[start Information supplied]
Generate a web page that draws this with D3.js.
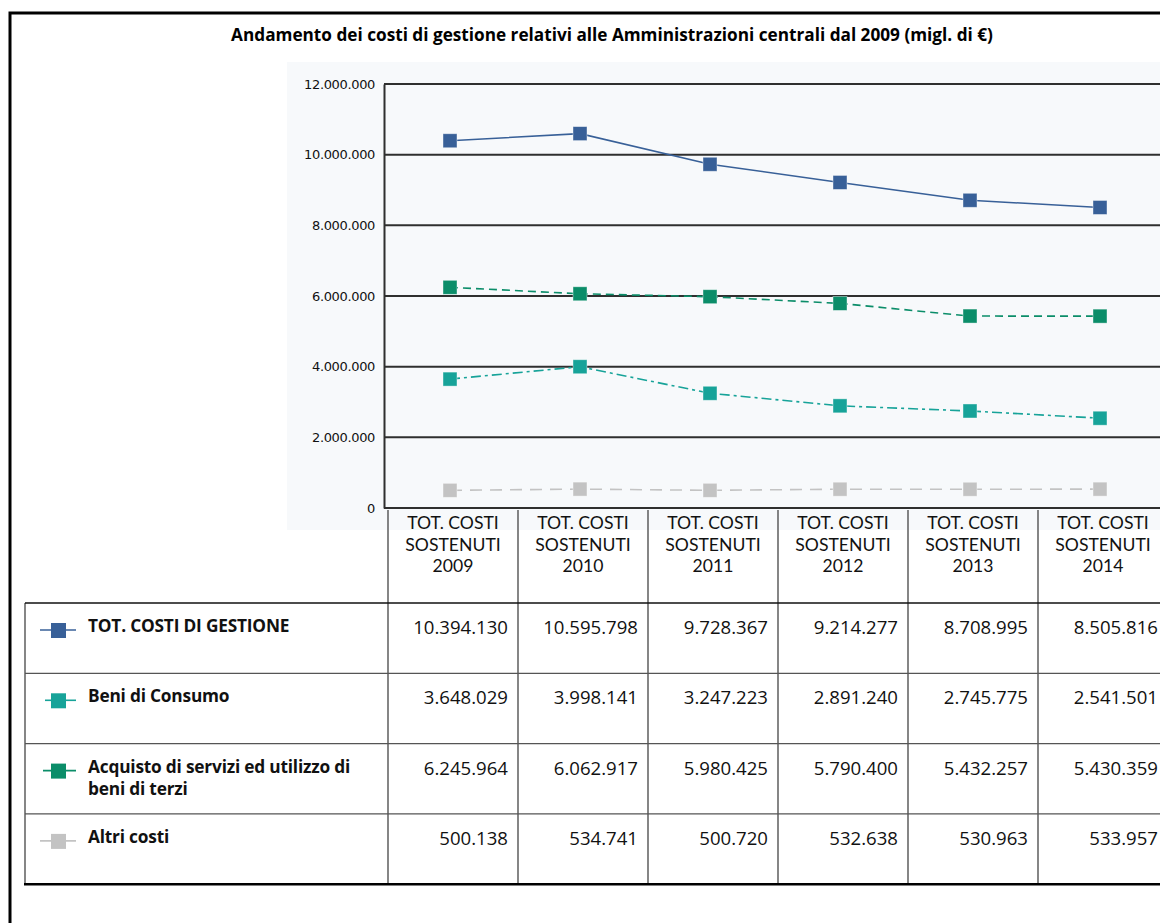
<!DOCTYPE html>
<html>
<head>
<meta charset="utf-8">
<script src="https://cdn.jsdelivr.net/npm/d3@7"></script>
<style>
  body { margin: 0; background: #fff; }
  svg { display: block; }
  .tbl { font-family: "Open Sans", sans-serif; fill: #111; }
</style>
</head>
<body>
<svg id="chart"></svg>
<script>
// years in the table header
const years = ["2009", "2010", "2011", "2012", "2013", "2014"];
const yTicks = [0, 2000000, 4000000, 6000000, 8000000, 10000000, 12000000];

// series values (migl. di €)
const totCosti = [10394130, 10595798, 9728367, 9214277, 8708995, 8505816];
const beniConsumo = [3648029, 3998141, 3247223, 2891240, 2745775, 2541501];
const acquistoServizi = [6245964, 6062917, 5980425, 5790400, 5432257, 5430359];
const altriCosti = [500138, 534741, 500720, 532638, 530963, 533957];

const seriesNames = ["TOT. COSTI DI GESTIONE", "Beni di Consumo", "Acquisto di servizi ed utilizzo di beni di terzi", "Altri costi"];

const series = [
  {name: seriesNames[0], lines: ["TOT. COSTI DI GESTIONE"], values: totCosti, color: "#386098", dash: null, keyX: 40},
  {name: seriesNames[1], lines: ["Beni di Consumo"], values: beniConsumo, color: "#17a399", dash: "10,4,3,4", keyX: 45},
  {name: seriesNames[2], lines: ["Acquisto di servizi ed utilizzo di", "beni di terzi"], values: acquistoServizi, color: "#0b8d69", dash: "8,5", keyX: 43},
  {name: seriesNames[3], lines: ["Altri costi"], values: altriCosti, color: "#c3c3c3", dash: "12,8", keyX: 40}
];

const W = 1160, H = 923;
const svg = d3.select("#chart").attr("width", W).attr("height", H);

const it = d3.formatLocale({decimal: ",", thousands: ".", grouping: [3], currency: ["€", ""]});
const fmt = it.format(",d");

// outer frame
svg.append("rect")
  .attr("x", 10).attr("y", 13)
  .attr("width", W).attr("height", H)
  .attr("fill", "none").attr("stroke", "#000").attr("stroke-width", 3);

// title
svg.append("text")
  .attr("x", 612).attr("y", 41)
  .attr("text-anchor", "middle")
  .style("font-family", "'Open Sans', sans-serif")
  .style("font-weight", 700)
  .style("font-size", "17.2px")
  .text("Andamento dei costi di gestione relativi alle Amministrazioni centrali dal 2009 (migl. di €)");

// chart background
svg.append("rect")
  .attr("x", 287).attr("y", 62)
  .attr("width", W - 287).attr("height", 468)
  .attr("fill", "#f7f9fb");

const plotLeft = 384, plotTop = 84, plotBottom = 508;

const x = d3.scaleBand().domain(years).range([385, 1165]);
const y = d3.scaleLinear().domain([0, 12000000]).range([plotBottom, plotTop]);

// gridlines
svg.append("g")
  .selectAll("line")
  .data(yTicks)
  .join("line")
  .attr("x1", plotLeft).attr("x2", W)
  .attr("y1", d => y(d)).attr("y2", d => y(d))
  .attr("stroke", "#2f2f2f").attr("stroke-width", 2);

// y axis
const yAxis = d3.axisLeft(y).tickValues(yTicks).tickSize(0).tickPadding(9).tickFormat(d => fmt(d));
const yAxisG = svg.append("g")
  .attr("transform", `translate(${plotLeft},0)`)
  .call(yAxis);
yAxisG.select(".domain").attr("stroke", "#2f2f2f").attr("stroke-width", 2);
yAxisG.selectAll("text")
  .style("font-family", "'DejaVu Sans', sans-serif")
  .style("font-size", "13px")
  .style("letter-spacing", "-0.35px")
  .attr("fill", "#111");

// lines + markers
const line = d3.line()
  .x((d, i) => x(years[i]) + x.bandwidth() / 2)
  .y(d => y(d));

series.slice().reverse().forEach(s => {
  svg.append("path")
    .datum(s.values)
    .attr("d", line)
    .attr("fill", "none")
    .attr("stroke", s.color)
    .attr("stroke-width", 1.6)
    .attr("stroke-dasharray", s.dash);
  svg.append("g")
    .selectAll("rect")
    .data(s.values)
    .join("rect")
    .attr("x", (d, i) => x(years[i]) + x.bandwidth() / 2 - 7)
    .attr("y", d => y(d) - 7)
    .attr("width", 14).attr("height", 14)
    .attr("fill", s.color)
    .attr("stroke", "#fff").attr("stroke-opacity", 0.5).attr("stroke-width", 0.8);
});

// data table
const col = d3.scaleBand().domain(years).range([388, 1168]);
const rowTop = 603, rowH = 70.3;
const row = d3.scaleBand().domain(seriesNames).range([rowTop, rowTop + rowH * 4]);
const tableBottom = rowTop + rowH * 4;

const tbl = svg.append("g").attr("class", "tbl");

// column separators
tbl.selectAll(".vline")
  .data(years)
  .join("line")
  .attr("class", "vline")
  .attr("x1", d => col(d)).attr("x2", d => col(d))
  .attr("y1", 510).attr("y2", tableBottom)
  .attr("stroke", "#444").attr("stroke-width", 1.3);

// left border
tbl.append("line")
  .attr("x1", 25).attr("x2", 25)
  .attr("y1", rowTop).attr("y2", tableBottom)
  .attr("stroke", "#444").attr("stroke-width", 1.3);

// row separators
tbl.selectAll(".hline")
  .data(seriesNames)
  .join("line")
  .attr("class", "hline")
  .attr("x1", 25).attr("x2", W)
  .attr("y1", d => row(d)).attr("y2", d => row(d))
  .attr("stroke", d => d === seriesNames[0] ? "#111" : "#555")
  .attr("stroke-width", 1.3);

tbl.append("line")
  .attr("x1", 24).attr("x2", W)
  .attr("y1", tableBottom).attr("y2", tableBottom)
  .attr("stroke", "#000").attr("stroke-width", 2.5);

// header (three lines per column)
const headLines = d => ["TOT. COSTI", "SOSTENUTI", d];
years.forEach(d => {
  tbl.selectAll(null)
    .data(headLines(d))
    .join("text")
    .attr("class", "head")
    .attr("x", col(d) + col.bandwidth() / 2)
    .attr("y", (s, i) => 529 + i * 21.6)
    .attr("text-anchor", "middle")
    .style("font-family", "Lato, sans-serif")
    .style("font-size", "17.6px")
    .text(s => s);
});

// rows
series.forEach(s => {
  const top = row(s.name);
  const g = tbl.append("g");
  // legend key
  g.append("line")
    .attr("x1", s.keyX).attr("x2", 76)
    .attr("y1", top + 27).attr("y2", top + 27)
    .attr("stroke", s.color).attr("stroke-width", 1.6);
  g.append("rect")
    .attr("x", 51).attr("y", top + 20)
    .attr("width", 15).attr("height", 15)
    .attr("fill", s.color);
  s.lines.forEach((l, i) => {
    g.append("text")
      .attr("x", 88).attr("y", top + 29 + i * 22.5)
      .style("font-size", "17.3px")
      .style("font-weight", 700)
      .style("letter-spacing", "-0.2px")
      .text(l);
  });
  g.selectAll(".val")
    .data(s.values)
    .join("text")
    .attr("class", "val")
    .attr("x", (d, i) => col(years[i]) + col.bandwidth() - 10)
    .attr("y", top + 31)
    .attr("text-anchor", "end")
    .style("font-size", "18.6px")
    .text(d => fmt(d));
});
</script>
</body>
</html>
[end Information supplied]
» **Given instruction**: Write out exactly the lines between the start of the data and the line with "dei costi di", including both, but none of the pictures.

» **Task output**:
Generate a web page that draws this with D3.js.
<!DOCTYPE html>
<html>
<head>
<meta charset="utf-8">
<script src="https://cdn.jsdelivr.net/npm/d3@7"></script>
<style>
  body { margin: 0; background: #fff; }
  svg { display: block; }
  .tbl { font-family: "Open Sans", sans-serif; fill: #111; }
</style>
</head>
<body>
<svg id="chart"></svg>
<script>
// years in the table header
const years = ["2009", "2010", "2011", "2012", "2013", "2014"];
const yTicks = [0, 2000000, 4000000, 6000000, 8000000, 10000000, 12000000];

// series values (migl. di €)
const totCosti = [10394130, 10595798, 9728367, 9214277, 8708995, 8505816];
const beniConsumo = [3648029, 3998141, 3247223, 2891240, 2745775, 2541501];
const acquistoServizi = [6245964, 6062917, 5980425, 5790400, 5432257, 5430359];
const altriCosti = [500138, 534741, 500720, 532638, 530963, 533957];

const seriesNames = ["TOT. COSTI DI GESTIONE", "Beni di Consumo", "Acquisto di servizi ed utilizzo di beni di terzi", "Altri costi"];

const series = [
  {name: seriesNames[0], lines: ["TOT. COSTI DI GESTIONE"], values: totCosti, color: "#386098", dash: null, keyX: 40},
  {name: seriesNames[1], lines: ["Beni di Consumo"], values: beniConsumo, color: "#17a399", dash: "10,4,3,4", keyX: 45},
  {name: seriesNames[2], lines: ["Acquisto di servizi ed utilizzo di", "beni di terzi"], values: acquistoServizi, color: "#0b8d69", dash: "8,5", keyX: 43},
  {name: seriesNames[3], lines: ["Altri costi"], values: altriCosti, color: "#c3c3c3", dash: "12,8", keyX: 40}
];

const W = 1160, H = 923;
const svg = d3.select("#chart").attr("width", W).attr("height", H);

const it = d3.formatLocale({decimal: ",", thousands: ".", grouping: [3], currency: ["€", ""]});
const fmt = it.format(",d");

// outer frame
svg.append("rect")
  .attr("x", 10).attr("y", 13)
  .attr("width", W).attr("height", H)
  .attr("fill", "none").attr("stroke", "#000").attr("stroke-width", 3);

// title
svg.append("text")
  .attr("x", 612).attr("y", 41)
  .attr("text-anchor", "middle")
  .style("font-family", "'Open Sans', sans-serif")
  .style("font-weight", 700)
  .style("font-size", "17.2px")
  .text("Andamento dei costi di gestione relativi alle Amministrazioni centrali dal 2009 (migl. di €)");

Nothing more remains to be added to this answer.